** begin **

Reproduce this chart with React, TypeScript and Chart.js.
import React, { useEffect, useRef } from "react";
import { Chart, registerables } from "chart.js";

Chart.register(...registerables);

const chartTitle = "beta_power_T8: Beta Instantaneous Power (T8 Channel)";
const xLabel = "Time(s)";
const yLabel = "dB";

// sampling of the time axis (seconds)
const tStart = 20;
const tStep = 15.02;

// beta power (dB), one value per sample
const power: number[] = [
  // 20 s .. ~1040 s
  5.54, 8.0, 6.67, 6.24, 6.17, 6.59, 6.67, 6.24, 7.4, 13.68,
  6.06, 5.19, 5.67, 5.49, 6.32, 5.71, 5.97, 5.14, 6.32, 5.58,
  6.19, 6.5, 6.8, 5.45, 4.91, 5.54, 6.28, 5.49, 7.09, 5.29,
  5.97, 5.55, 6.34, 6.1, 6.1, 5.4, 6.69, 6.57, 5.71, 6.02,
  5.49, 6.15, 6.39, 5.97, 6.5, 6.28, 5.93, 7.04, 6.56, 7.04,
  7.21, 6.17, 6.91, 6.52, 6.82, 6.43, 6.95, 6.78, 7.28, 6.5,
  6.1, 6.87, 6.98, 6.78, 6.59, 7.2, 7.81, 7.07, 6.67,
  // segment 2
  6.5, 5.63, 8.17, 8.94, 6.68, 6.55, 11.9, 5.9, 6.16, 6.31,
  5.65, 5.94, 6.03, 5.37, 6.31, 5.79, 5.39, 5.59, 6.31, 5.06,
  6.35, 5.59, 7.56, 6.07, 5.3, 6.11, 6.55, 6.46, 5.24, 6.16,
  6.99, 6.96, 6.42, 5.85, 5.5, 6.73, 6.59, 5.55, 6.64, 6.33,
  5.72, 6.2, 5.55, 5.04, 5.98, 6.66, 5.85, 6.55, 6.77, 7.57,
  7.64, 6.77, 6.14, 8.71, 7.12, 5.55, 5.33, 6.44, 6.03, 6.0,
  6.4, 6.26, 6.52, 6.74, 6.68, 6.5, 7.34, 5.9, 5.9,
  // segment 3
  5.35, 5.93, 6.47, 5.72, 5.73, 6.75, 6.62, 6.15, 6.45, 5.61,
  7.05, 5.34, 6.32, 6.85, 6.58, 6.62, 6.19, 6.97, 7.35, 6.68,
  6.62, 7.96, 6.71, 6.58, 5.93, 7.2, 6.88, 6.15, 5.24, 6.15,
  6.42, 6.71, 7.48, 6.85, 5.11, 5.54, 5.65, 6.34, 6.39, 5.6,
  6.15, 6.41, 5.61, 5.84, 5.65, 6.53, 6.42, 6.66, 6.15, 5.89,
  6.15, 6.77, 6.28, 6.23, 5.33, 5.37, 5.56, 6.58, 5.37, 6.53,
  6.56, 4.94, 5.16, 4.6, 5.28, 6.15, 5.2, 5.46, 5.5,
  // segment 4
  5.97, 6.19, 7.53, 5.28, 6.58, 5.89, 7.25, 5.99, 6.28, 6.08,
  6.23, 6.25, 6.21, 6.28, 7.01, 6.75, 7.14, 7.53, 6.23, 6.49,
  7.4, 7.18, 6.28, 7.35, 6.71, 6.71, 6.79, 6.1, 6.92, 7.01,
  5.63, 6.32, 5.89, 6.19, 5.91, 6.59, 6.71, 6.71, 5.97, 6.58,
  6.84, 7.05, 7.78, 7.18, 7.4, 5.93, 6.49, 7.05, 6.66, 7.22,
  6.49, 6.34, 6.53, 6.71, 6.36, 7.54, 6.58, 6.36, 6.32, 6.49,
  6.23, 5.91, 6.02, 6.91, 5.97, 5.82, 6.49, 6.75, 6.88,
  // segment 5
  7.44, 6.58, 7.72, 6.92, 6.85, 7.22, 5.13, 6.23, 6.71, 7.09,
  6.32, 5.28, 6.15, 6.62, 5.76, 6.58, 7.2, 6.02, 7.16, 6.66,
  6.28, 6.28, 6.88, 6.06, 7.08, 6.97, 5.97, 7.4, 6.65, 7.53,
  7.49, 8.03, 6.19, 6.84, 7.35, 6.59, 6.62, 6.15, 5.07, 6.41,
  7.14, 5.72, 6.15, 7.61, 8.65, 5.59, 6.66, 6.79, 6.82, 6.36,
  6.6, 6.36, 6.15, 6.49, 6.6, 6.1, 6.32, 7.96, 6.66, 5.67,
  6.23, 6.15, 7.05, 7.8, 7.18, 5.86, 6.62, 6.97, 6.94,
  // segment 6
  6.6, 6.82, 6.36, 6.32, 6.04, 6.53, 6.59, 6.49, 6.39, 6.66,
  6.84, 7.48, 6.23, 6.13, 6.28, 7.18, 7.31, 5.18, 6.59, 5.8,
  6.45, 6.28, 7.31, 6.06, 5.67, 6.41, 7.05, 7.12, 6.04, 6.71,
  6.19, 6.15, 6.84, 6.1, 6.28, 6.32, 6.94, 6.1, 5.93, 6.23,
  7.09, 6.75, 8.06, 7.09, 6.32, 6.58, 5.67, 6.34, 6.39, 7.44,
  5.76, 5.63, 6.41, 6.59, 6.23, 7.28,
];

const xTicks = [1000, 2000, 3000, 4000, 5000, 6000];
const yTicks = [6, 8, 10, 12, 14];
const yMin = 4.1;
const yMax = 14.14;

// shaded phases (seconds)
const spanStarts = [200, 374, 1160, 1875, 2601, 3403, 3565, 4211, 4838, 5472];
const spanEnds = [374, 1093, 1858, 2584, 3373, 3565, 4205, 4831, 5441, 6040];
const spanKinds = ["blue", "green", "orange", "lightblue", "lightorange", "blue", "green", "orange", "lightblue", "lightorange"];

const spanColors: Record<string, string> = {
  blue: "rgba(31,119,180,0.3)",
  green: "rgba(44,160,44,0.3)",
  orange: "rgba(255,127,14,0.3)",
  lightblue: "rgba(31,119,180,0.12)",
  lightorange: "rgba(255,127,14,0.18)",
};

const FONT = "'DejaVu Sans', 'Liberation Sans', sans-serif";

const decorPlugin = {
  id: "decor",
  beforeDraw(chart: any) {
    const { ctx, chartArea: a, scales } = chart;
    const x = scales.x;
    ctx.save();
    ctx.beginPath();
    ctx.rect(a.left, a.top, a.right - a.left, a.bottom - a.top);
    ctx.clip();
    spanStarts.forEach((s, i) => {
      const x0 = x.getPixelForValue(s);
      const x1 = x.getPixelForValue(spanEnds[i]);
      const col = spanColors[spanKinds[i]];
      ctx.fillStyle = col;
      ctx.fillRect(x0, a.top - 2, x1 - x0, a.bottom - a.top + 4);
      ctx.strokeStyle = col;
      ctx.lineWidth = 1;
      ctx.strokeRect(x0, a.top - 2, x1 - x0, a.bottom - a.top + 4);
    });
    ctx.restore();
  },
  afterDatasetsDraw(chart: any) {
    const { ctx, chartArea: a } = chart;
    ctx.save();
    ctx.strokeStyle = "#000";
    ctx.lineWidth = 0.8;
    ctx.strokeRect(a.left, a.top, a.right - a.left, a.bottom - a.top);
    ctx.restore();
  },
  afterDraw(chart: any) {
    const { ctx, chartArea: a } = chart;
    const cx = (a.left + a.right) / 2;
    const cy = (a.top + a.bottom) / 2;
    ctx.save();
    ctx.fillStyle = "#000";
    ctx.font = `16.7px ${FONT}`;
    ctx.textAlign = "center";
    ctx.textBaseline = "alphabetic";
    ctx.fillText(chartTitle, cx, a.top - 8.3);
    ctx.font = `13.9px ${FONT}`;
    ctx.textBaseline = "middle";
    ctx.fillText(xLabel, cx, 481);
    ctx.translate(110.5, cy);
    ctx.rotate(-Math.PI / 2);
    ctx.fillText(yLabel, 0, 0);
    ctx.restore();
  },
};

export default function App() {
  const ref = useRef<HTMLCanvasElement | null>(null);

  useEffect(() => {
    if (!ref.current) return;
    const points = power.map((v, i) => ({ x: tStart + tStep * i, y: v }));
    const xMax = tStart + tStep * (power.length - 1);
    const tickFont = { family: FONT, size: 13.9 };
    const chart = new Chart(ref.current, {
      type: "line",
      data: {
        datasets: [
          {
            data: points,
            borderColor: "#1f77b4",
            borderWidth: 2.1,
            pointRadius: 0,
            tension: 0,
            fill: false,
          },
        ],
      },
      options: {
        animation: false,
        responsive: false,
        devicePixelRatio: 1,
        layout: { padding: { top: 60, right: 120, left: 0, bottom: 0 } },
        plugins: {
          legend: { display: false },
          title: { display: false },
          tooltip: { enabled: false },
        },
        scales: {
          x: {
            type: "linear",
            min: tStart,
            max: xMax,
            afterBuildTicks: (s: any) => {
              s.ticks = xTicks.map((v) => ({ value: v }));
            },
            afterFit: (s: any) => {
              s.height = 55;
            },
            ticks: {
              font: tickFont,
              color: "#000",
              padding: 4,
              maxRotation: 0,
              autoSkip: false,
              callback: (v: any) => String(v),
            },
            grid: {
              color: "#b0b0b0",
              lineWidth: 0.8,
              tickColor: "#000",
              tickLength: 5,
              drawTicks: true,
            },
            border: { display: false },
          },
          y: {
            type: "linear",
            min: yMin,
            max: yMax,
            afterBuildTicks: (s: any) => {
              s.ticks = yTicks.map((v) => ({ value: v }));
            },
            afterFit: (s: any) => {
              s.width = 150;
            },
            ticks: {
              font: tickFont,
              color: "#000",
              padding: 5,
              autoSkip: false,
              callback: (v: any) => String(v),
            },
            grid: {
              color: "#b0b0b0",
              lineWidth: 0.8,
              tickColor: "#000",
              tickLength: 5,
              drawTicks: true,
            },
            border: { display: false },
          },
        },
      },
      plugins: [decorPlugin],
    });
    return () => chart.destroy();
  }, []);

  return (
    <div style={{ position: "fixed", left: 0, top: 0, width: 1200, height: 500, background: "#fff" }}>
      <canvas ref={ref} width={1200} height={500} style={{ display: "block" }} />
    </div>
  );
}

** end **

- GOAL OF THE EXERCISE -
Write out exactly, please, the lines beginning at the start of the material and ending with the line that holds "Chart.register(...registerables);", both included.

- SOLUTION TO THIS EXERCISE -
Reproduce this chart with React, TypeScript and Chart.js.
import React, { useEffect, useRef } from "react";
import { Chart, registerables } from "chart.js";

Chart.register(...registerables);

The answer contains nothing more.